Keep all sensitive details, including raw log output, stack traces, and internal infrastructure data, inside this confidential issue. Do not copy them verbatim into public issues or MRs. See [Act on the finding](#5-act-on-the-finding) for sanitization rules.
{{< /alert >}}

## 5. Act on the finding

Choose one of the following paths based on what you found.

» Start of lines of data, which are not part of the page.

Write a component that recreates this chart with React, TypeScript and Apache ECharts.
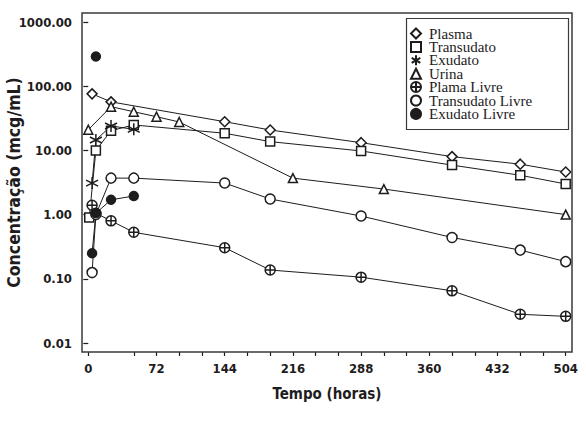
import React, { useEffect, useRef } from "react";
import * as echarts from "echarts";

const xTickValues = [0, 48, 72, 96, 120, 144, 168, 192, 216, 240, 264, 288, 312, 336, 360, 384, 408, 432, 456, 480, 504];
const xLabelValues = [0, 72, 144, 216, 288, 360, 432, 504];

const plasma = [[4, 76], [24, 57], [144, 28], [192, 20.8], [288, 13.2], [384, 8], [456, 6.1], [504, 4.6]];
const transudato = [[1, 0.9], [8, 10], [24, 20.3], [48, 24.9], [144, 18.5], [192, 13.7], [288, 9.8], [384, 5.9], [456, 4.1], [504, 3.0]];
const exudato = [[4, 3.1], [8, 14.5], [24, 24], [48, 21.3]];
const urina = [[0, 21], [24, 48], [48, 40], [72, 33.5], [96, 27.7], [216, 3.7], [312, 2.5], [504, 1.0]];
const plamaLivre = [[4, 1.4], [8, 1.05], [24, 0.8], [48, 0.53], [144, 0.305], [192, 0.137], [288, 0.106], [384, 0.065], [456, 0.028], [504, 0.026]];
const transudatoLivre = [[4, 0.125], [8, 1.0], [24, 3.7], [48, 3.7], [144, 3.1], [192, 1.75], [288, 0.95], [384, 0.44], [456, 0.28], [504, 0.185]];
const exudatoLivre = [[4, 0.25], [8, 1.05], [24, 1.7], [48, 1.95]];
const exudatoLivreOutlier = [[8, 290]];

const INK = "#1e1c1d";
const SANS = "'Liberation Sans Narrow','DejaVu Sans Condensed','Roboto',sans-serif";
const SERIF = "'Liberation Serif','DejaVu Serif',serif";

const SYM_AST = "path://M5,0 L5,10 M0.67,2.5 L9.33,7.5 M0.67,7.5 L9.33,2.5";
const SYM_CPLUS = "path://M5,0 A5,5 0 1,1 5,10 A5,5 0 1,1 5,0 Z M0,5 L10,5 M5,0 L5,10";

function lineSeries(name: string, data: number[][], symbol: string, size: number, fill: string) {
  return {
    name,
    type: "line",
    data,
    symbol,
    symbolSize: size,
    showAllSymbol: true,
    lineStyle: { color: INK, width: 1 },
    itemStyle: { color: fill, borderColor: INK, borderWidth: 1.5, opacity: 1 },
    emphasis: { disabled: true },
  };
}

export default function App() {
  const ref = useRef<HTMLDivElement>(null);
  useEffect(() => {
    if (!ref.current) return;
    const chart = echarts.init(ref.current, undefined, { renderer: "svg" });
    chart.setOption({
      animation: false,
      backgroundColor: "#fff",
      grid: { left: 82, right: 14, top: 22, bottom: 80, containLabel: false, outerBoundsMode: "none" },
      xAxis: {
        type: "value",
        min: -6.65,
        max: 510.65,
        offset: 9,
        axisLine: { show: false },
        axisTick: { show: true, length: 4, customValues: xTickValues, lineStyle: { color: INK, width: 1.2 } },
        axisLabel: {
          customValues: xLabelValues,
          margin: 10,
          color: INK,
          fontFamily: SANS,
          fontWeight: "bold",
          fontSize: 13,
        },
        splitLine: { show: false },
        name: "Tempo (horas)",
        nameLocation: "middle",
        nameGap: 34,
        nameMoveOverlap: false,
        nameTextStyle: { color: INK, fontFamily: SANS, fontWeight: "bold", fontSize: 15 },
      },
      yAxis: {
        type: "log",
        logBase: 10,
        min: 0.01,
        max: 1000,
        axisLine: { show: false },
        axisTick: { show: true, length: 5, lineStyle: { color: INK, width: 1.2 } },
        axisLabel: {
          margin: 10,
          color: INK,
          fontFamily: SANS,
          fontWeight: "bold",
          fontSize: 13,
          formatter: (v: number) => v.toFixed(2),
        },
        minorTick: { show: false },
        splitLine: { show: false },
        name: "Concentração (mcg/mL)",
        nameLocation: "middle",
        nameGap: 59,
        nameMoveOverlap: false,
        nameTextStyle: { color: INK, fontFamily: SANS, fontWeight: "bold", fontSize: 17.5 },
      },
      legend: {
        orient: "vertical",
        left: 410,
        top: 26,
        padding: 0,
        itemWidth: 10,
        itemHeight: 10,
        itemGap: -1.6,
        selectedMode: false,
        textStyle: { color: INK, fontFamily: SERIF, fontSize: 15, lineHeight: 15, padding: [0, 0, 0, 3] },
        data: [
          { name: "Plasma", icon: "diamond" },
          { name: "Transudato", icon: "rect" },
          { name: "Exudato", icon: SYM_AST },
          { name: "Urina", icon: "triangle" },
          { name: "Plama Livre", icon: SYM_CPLUS },
          { name: "Transudato Livre", icon: "circle" },
          { name: "Exudato Livre", icon: "circle" },
        ],
      },
      graphic: [
        {
          type: "rect",
          shape: { x: 82, y: 13, width: 490, height: 339 },
          style: { fill: "none", stroke: "#3a3a3a", lineWidth: 1.5 },
          z: 100,
          silent: true,
        },
        {
          type: "rect",
          shape: { x: 406.5, y: 18.5, width: 162, height: 111 },
          style: { fill: "none", stroke: "#3a3a3a", lineWidth: 1.2 },
          z: 100,
          silent: true,
        },
      ],
      series: [
        lineSeries("Plasma", plasma, "diamond", 10, "#fff"),
        lineSeries("Transudato", transudato, "rect", 9, "#fff"),
        lineSeries("Exudato", exudato, SYM_AST, 12, "#fff"),
        lineSeries("Urina", urina, "triangle", 9, "#fff"),
        lineSeries("Plama Livre", plamaLivre, SYM_CPLUS, 10, "#fff"),
        lineSeries("Transudato Livre", transudatoLivre, "circle", 10, "#fff"),
        lineSeries("Exudato Livre", exudatoLivre, "circle", 9, INK),
        {
          name: "Exudato Livre",
          type: "scatter",
          data: exudatoLivreOutlier,
          symbol: "circle",
          symbolSize: 9,
          itemStyle: { color: INK, borderColor: INK, borderWidth: 1.5, opacity: 1 },
          emphasis: { disabled: true },
        },
      ],
    });
    return () => chart.dispose();
  }, []);
  return <div ref={ref} style={{ position: "absolute", left: 0, top: 0, width: 586, height: 423 }} />;
}
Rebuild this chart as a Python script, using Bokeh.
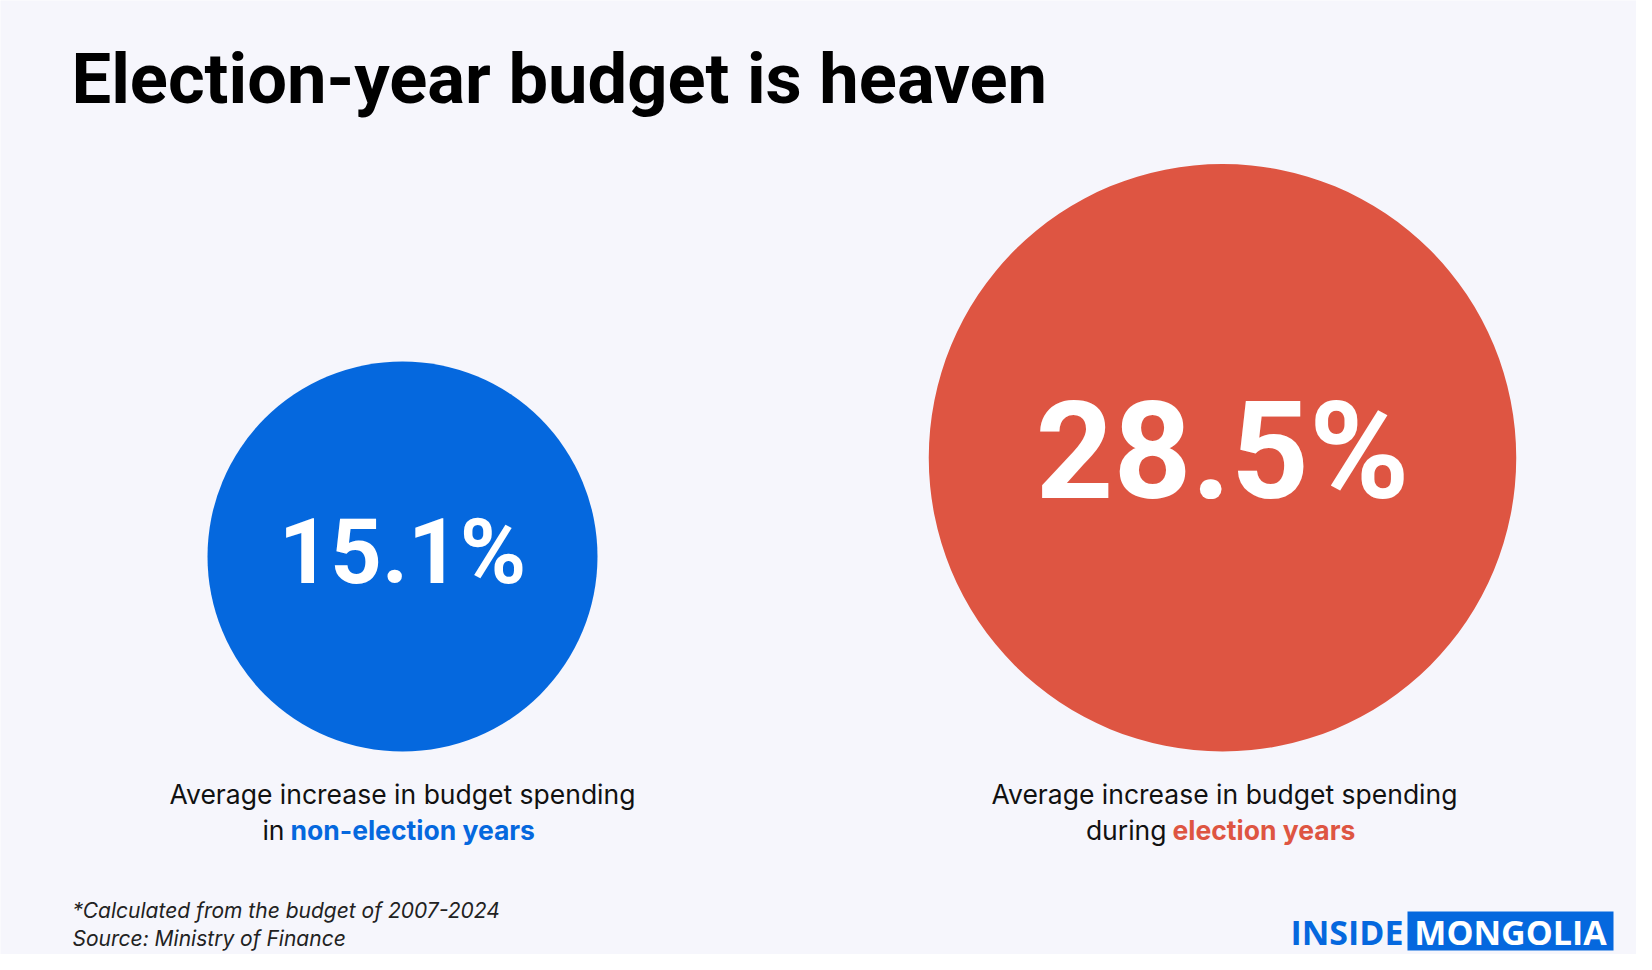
from bokeh.plotting import figure
from bokeh.models import Range1d, ColumnDataSource
from bokeh.core.properties import value
from bokeh.embed import file_html
from bokeh.resources import INLINE

# ---- data ----
categories = ["Non-election years", "Election years"]
values = [15.1, 28.5]
value_labels = ["15.1%", "28.5%"]
caption_line1 = ["Average increase in budget spending", "Average increase in budget spending"]
caption_lead = ["in", "during"]
caption_emph = ["non-election years", "election years"]
title = "Election-year budget is heaven"
notes = ["*Calculated from the budget of 2007-2024", "Source: Ministry of Finance"]
brand = ["INSIDE", "MONGOLIA"]

# ---- style ----
BG = "#F6F6FC"
COLORS = ["#0568DE", "#DE5542"]
W, H = 1636, 954

p = figure(width=W, height=H, output_backend="svg", toolbar_location=None,
           x_range=Range1d(0, W), y_range=Range1d(H, 0),
           min_border=0, background_fill_color=BG, border_fill_color=BG)
p.axis.visible = False
p.grid.visible = False
p.outline_line_color = None

# circle geometry: radius from value through a power scale, bottoms aligned
base_r = 195.0
exp_ = 0.645
radii = [base_r * (v / values[0]) ** exp_ for v in values]
cx = [402, 1222]
bottom = 751
cy = [bottom - r for r in radii]

src = ColumnDataSource(dict(x=cx, y=cy, r=radii, color=COLORS, label=value_labels,
                            fs=[f"{r * 0.462:.0f}px" for r in radii],
                            ty=[y - r * 0.022 for y, r in zip(cy, radii)]))
p.circle(x="x", y="y", radius="r", fill_color="color", line_color=None, source=src)
p.text(x="x", y="ty", text="label", text_font_size="fs", text_color="white",
       text_font=value("Roboto"), text_font_style="bold", text_align="center",
       text_baseline="middle", source=src)

# captions
FONT = value("Inter")
p.text(x=[402, 1224], y=[793, 793], text=caption_line1, text_font=FONT, text_font_size="26.5px",
       text_color="#111111", text_align="center", text_baseline="middle")
lead_right = [284, 1166]
p.text(x=lead_right, y=[829, 829], text=caption_lead, text_font=FONT, text_font_size="26.5px",
       text_color="#111111", text_align="right", text_baseline="middle")
p.text(x=[x + 6 for x in lead_right], y=[829, 829], text=caption_emph, text_font=FONT,
       text_font_size="26.5px", text_font_style="bold", text_color=COLORS,
       text_align="left", text_baseline="middle")

# title
p.text(x=[71], y=[78], text=[title], text_font=value("Roboto"), text_font_size="70.5px",
       text_font_style="bold", text_color="#000000", text_align="left",
       text_baseline="middle")

# notes
p.text(x=[72, 72], y=[910, 938], text=notes, text_font=FONT, text_font_size="21px",
       text_font_style="italic", text_color="#222222", text_align="left",
       text_baseline="middle")

# brand logo
p.quad(left=[1407], right=[1613], top=[911], bottom=[950], fill_color="#0568DE", line_color=None)
p.text(x=[1403], y=[931], text=[brand[0]], text_font=value("Open Sans"), text_font_size="34px",
       text_font_style="bold", text_color="#0568DE", text_align="right", text_baseline="middle")
p.text(x=[1510], y=[931], text=[brand[1]], text_font=value("Open Sans"), text_font_size="34px",
       text_font_style="bold", text_color="white", text_align="center", text_baseline="middle")

open("out.html", "w").write(file_html(p, INLINE))
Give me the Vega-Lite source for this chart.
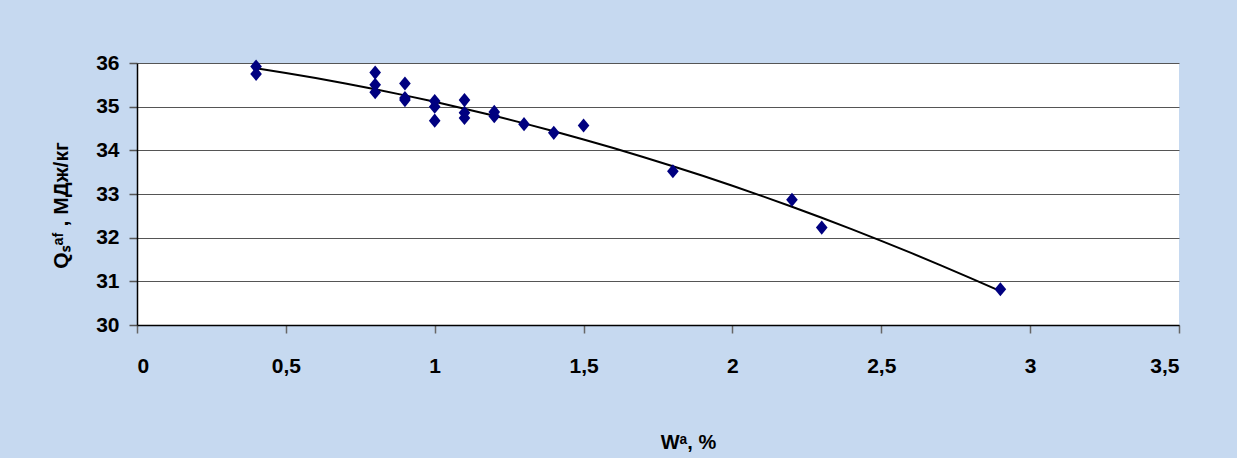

### Transient, no action needed

The error did not recur and has no impact. Close the alert issue with a short comment
explaining the cause.

### Needs a fix, low urgency

Create a public issue to track the fix. Include only a sanitized description:

- Describe the class of error (for example, "IAM authentication failure") without raw log output,
  user identifiers, or stack traces that could leak internal infrastructure details.
- Link the public issue back to the confidential alert issue for traceability.
- Apply the standard labels: `~"Contributor Success"` and the appropriate `~type::` and
  `~workflow::` labels.
- Link the public issue to the
  [observability umbrella work item #308](https://gitlab.com/gitlab-org/developer-relations/contributor-success/contributors-gitlab-com/-/work_items/308)
  if it is related to a recurring pattern.
- Close the alert issue, referencing the new public issue.

### Needs a fix, high urgency

Open an MR directly. Apply the same sanitization rules to the MR description: no raw log
output or sensitive data. Link the MR back to the confidential alert issue in a comment on
the alert issue, not in the MR description itself.

### Unclear or needs a second opinion

Leave the alert issue open, add your findings as a comment, and ping someone from the team.

## Data sanitization rules

Alert issues are confidential. Any downstream artifact (public issue, MR, work item comment)
must not contain:

- Raw log output with stack traces or internal hostnames.
- User identifiers, email addresses, or account IDs from log entries.
- Internal service account names or IAM role names.
- Connection strings or environment-specific configuration values.

Describe the problem in terms of behavior and impact, not raw infrastructure detail.